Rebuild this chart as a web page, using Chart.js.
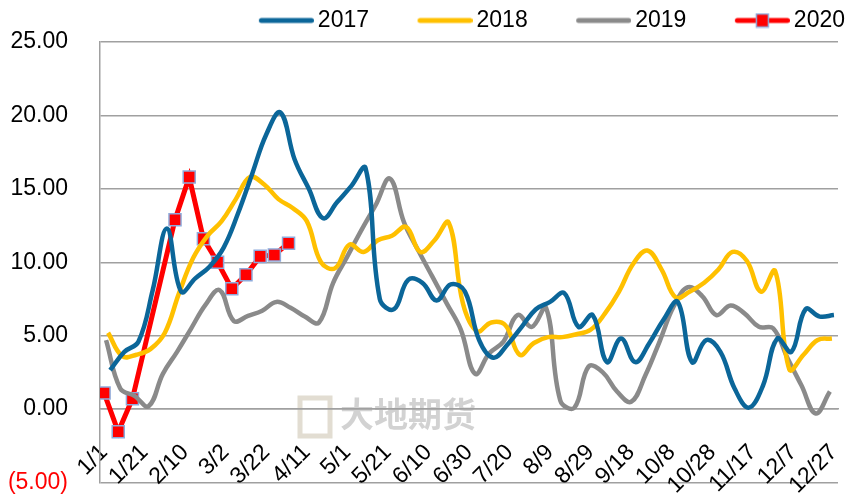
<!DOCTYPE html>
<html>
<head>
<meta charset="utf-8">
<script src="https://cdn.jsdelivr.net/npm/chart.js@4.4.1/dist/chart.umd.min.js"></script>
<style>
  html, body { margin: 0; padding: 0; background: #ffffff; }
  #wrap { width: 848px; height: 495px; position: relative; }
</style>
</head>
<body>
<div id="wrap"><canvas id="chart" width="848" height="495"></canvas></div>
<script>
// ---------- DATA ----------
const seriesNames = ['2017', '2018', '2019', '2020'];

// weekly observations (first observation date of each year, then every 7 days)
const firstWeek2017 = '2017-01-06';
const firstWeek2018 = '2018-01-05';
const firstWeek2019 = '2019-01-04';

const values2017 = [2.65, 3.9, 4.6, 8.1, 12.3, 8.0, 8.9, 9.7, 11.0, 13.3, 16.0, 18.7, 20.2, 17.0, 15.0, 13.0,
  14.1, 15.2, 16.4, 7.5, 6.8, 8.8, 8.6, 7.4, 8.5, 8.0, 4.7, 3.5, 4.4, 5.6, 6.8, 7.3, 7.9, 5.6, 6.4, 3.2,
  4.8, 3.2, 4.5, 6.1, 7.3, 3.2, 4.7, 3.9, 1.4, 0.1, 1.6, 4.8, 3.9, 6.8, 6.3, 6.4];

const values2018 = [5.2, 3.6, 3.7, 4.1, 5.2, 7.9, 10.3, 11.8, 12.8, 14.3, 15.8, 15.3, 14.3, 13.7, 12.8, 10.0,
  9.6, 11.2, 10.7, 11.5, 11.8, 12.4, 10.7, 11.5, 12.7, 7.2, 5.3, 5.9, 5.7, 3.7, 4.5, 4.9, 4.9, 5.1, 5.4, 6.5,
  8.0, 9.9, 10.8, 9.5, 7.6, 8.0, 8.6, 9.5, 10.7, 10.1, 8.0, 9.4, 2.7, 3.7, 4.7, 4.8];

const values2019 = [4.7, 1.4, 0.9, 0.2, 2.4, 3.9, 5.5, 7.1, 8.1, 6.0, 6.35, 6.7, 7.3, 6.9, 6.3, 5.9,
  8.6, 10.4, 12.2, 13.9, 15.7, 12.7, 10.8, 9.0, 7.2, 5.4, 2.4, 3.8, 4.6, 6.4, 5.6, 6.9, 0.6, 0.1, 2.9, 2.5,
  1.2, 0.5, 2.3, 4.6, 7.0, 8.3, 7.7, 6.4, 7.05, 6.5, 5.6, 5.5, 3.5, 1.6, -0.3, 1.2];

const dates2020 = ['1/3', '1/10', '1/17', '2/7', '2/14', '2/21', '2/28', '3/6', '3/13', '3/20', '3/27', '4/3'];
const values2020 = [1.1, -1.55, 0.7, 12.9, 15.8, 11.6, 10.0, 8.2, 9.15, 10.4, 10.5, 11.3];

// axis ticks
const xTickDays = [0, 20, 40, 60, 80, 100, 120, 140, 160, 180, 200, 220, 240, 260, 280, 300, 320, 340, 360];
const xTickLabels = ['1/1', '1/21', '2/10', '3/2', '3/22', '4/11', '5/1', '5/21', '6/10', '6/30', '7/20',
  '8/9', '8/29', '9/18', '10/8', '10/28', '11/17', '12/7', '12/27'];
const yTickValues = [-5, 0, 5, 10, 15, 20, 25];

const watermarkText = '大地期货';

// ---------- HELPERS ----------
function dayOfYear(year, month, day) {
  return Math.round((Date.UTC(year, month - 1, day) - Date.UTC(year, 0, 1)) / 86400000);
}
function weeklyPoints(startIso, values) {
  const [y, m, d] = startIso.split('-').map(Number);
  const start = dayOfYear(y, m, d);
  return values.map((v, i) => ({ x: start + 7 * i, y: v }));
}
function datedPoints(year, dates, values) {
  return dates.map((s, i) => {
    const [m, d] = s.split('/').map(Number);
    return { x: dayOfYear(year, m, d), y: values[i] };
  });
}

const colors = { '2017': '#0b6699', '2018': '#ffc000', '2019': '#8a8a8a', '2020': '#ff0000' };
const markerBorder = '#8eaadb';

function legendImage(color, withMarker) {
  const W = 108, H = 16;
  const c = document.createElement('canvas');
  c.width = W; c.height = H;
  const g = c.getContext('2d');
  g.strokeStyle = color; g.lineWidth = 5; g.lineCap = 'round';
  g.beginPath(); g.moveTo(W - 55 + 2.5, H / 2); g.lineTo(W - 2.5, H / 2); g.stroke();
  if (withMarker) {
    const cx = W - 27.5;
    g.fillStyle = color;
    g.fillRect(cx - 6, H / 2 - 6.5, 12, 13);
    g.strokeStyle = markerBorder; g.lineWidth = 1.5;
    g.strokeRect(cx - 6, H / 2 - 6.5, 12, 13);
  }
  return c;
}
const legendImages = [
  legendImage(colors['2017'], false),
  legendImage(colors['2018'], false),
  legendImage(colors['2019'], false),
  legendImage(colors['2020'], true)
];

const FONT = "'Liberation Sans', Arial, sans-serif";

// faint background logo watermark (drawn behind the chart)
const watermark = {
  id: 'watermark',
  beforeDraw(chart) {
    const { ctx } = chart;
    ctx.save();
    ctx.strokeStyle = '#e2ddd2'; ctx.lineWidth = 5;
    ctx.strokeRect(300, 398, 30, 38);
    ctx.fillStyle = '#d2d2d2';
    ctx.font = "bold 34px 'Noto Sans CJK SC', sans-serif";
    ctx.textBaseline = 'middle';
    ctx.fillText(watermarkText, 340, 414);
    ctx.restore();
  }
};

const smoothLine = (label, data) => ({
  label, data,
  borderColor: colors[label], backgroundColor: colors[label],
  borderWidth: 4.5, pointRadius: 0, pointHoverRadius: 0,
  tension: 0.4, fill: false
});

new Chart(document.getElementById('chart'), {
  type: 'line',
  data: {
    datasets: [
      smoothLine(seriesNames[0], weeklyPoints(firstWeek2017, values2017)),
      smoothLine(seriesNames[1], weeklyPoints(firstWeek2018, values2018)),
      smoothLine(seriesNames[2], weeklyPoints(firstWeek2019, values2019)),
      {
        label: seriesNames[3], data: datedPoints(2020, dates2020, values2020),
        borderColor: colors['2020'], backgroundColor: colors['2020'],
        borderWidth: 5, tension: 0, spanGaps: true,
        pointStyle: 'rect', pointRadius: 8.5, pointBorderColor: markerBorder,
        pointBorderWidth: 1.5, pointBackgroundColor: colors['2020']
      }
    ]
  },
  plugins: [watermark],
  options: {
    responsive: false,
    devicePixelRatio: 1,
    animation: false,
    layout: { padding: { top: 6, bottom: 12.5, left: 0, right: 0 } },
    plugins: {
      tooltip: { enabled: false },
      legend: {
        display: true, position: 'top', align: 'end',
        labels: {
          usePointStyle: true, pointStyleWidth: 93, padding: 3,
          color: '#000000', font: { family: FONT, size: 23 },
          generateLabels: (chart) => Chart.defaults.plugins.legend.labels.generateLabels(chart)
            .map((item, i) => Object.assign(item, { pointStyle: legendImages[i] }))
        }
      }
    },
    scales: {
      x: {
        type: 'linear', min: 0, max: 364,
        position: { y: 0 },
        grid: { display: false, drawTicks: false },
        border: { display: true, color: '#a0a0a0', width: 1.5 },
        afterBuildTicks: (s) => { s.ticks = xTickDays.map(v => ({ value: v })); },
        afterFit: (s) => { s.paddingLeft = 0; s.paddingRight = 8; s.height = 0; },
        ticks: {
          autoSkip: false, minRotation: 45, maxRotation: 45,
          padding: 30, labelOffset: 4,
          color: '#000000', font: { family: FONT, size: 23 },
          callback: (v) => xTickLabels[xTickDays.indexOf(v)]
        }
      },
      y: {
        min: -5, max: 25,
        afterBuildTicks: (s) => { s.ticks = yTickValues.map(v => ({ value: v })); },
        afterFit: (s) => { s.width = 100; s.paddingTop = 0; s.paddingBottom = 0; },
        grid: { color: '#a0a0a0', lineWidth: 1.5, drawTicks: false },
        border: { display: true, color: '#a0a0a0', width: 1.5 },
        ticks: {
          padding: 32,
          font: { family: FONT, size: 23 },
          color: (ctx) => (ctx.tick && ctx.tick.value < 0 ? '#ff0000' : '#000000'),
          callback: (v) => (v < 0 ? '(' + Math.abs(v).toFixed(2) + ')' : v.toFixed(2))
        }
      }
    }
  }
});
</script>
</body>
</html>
—————
To be done:
Write out the lines from the start of the material to the line with "const firstWeek2019 = '2019-01-04';", inclusive and exactly. Skip the pictures.

Output of the exercise:
Rebuild this chart as a web page, using Chart.js.
<!DOCTYPE html>
<html>
<head>
<meta charset="utf-8">
<script src="https://cdn.jsdelivr.net/npm/chart.js@4.4.1/dist/chart.umd.min.js"></script>
<style>
  html, body { margin: 0; padding: 0; background: #ffffff; }
  #wrap { width: 848px; height: 495px; position: relative; }
</style>
</head>
<body>
<div id="wrap"><canvas id="chart" width="848" height="495"></canvas></div>
<script>
// ---------- DATA ----------
const seriesNames = ['2017', '2018', '2019', '2020'];

// weekly observations (first observation date of each year, then every 7 days)
const firstWeek2017 = '2017-01-06';
const firstWeek2018 = '2018-01-05';
const firstWeek2019 = '2019-01-04';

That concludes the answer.